_YOUR OBJECTIVE_: Within the material below, find each line bearing the word "this" and present it.

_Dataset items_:
>>

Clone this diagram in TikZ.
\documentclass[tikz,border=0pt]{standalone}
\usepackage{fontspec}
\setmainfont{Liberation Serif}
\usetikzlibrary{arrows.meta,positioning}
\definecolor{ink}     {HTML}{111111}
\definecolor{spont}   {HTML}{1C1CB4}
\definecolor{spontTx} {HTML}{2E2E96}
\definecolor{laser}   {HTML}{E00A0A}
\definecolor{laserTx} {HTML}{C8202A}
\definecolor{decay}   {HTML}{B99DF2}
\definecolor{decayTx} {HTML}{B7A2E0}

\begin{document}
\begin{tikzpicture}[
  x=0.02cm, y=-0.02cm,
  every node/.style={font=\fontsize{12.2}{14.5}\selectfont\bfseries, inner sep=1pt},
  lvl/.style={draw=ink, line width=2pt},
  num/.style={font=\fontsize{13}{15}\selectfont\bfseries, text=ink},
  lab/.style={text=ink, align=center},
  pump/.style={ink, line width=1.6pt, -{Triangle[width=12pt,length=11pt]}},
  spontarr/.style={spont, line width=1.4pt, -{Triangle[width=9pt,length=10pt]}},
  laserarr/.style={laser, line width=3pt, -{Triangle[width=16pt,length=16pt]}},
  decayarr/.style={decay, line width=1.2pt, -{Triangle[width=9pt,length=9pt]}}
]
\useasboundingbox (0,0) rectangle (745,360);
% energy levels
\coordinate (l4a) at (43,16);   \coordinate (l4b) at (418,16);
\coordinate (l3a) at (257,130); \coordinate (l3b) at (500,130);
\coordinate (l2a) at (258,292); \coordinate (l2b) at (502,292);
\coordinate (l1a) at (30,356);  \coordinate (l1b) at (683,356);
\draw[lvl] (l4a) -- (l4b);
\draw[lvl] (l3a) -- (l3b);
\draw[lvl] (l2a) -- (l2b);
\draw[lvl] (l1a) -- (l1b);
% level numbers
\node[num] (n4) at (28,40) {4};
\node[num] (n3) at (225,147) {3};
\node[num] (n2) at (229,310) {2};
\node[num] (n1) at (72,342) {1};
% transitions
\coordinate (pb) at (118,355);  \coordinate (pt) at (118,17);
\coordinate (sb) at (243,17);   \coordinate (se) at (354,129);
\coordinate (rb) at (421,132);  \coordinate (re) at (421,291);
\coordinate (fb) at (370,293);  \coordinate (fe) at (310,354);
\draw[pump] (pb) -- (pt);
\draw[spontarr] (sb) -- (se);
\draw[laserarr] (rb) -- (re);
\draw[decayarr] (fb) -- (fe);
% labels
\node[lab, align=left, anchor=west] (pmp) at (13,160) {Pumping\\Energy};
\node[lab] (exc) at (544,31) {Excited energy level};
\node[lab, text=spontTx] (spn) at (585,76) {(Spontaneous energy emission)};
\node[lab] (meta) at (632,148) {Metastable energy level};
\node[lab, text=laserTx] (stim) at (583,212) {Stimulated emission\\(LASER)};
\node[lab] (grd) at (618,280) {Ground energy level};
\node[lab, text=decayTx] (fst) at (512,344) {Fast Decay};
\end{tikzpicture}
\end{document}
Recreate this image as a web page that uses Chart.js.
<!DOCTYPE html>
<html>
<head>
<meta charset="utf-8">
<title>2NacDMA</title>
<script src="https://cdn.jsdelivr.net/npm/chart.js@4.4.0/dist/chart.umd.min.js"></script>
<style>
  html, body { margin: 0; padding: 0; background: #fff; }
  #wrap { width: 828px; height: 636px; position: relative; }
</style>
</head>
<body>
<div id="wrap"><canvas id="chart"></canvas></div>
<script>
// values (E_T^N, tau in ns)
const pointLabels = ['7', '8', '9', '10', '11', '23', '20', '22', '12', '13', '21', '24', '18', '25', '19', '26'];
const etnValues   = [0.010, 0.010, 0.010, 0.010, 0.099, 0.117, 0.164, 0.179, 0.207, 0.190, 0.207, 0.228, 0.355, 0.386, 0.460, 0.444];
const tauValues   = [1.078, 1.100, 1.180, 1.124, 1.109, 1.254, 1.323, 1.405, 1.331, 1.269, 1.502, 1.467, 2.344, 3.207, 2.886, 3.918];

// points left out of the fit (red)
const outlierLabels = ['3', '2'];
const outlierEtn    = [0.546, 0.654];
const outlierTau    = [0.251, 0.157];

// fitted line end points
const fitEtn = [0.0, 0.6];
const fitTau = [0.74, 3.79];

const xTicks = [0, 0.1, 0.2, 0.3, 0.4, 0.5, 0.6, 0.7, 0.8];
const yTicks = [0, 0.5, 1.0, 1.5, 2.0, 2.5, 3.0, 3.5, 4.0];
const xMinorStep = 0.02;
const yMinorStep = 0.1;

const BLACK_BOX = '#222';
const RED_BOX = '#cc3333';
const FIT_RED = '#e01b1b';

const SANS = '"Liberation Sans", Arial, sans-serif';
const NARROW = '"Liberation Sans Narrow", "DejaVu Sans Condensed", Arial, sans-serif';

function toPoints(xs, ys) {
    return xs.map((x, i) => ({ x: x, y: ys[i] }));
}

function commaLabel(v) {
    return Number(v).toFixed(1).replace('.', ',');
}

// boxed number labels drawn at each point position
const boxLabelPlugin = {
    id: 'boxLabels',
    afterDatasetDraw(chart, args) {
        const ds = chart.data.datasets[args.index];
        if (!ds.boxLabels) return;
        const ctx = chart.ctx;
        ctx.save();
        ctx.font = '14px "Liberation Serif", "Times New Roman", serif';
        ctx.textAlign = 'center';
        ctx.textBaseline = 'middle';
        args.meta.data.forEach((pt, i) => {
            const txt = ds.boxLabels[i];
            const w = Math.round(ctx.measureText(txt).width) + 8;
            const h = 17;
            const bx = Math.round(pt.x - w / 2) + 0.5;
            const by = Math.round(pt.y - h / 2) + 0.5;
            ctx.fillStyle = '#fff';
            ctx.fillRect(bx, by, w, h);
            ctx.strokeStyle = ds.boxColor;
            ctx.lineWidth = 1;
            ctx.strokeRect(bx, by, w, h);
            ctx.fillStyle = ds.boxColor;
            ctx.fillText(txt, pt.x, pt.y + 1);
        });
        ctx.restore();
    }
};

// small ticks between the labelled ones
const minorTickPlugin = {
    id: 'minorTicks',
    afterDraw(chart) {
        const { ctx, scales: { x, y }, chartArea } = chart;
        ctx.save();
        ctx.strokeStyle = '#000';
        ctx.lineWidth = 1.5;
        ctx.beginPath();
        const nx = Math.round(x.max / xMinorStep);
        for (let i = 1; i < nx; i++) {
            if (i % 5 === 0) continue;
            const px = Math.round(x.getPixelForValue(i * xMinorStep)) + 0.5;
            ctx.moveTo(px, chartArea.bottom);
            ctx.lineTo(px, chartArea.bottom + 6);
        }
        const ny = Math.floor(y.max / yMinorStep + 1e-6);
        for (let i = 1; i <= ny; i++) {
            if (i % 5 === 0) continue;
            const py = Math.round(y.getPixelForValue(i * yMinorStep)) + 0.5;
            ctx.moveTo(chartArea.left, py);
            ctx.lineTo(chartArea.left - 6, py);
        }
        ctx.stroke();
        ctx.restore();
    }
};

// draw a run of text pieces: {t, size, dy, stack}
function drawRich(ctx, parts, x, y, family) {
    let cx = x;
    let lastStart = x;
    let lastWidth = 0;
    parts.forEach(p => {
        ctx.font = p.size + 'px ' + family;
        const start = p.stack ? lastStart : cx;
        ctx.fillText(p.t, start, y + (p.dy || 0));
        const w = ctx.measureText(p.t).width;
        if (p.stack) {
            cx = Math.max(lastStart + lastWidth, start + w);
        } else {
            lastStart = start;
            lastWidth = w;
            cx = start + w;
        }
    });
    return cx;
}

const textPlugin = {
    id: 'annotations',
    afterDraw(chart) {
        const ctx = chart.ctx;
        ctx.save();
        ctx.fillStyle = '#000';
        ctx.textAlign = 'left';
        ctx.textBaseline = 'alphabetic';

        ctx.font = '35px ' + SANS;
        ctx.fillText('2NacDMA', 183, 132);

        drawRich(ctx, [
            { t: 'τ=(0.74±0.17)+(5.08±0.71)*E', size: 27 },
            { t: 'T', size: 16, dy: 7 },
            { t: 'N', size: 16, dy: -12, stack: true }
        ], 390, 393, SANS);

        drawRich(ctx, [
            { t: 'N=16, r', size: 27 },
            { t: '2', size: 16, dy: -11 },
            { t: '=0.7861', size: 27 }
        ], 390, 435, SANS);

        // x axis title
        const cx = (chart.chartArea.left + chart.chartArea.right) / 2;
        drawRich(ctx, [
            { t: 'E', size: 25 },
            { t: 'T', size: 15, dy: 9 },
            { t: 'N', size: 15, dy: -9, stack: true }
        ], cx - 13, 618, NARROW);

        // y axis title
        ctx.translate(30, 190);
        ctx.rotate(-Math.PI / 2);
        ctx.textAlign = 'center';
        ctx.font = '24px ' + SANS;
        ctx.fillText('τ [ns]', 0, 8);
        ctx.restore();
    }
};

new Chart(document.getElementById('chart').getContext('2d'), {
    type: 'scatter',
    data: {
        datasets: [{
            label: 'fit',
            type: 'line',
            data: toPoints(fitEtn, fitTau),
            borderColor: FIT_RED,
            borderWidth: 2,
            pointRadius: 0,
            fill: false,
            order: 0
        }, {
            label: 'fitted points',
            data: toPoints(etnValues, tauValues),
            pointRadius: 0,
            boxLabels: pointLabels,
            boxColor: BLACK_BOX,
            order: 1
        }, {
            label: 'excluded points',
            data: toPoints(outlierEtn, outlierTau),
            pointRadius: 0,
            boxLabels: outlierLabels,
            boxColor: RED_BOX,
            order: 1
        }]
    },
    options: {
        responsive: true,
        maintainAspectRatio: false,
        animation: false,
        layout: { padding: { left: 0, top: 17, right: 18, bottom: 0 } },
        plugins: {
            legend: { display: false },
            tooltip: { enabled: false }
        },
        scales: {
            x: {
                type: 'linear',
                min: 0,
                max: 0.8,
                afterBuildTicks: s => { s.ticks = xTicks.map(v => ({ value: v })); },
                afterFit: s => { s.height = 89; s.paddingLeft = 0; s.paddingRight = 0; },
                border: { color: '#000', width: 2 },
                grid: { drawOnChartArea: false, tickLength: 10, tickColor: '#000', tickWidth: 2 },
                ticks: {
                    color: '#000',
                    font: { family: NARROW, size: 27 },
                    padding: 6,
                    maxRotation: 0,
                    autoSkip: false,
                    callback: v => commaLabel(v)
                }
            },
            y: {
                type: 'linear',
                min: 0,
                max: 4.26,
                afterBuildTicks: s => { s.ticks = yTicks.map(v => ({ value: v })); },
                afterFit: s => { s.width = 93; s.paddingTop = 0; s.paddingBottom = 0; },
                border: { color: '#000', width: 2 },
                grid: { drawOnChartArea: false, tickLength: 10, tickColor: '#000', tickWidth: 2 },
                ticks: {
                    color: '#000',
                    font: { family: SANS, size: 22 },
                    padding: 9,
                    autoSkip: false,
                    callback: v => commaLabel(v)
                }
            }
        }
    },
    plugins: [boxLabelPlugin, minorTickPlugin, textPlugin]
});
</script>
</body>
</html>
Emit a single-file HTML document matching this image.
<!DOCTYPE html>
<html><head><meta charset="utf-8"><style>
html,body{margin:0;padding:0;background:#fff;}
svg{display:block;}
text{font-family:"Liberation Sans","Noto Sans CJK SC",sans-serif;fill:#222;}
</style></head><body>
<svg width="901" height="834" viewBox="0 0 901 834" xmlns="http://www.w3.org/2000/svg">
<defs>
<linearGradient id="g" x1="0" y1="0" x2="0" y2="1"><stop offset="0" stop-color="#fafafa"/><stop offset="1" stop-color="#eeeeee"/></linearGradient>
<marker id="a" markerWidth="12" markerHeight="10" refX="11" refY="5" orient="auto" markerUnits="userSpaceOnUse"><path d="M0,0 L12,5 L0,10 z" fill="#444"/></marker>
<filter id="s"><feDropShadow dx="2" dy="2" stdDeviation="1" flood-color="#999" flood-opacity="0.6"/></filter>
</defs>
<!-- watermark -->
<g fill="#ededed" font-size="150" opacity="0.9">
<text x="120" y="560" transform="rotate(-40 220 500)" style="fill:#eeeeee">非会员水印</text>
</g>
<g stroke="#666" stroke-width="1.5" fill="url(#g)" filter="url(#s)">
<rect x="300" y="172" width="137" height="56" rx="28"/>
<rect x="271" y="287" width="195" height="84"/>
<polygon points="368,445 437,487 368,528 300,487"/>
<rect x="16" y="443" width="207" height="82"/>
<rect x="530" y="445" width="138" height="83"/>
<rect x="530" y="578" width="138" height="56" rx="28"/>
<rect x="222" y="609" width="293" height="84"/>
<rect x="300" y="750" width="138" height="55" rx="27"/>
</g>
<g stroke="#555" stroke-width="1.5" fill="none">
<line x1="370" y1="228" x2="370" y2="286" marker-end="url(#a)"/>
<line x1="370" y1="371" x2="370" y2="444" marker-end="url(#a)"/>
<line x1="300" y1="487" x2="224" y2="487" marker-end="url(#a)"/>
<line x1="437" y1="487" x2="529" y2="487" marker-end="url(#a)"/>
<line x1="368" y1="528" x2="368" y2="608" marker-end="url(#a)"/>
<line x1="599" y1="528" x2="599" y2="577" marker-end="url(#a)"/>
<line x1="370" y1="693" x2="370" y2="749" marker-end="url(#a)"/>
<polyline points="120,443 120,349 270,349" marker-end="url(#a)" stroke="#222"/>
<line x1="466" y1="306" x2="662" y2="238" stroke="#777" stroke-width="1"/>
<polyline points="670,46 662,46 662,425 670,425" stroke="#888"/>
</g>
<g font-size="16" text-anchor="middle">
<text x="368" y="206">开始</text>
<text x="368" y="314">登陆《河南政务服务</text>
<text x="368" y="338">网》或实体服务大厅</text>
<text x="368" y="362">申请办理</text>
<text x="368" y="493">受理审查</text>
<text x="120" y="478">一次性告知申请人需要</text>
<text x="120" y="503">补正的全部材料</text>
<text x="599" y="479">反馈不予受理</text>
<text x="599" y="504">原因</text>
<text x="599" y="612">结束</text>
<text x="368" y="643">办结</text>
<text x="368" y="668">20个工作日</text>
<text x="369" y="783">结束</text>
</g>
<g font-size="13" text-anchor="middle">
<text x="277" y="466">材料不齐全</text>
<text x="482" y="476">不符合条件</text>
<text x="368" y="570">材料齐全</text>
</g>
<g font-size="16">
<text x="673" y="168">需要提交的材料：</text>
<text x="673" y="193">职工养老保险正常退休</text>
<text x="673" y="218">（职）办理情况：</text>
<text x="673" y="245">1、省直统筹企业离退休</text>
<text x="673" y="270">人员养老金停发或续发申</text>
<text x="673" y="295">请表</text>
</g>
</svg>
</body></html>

<<

_THE ANSWER_:
Clone this diagram in TikZ.
Recreate this image as a web page that uses Chart.js.
Emit a single-file HTML document matching this image.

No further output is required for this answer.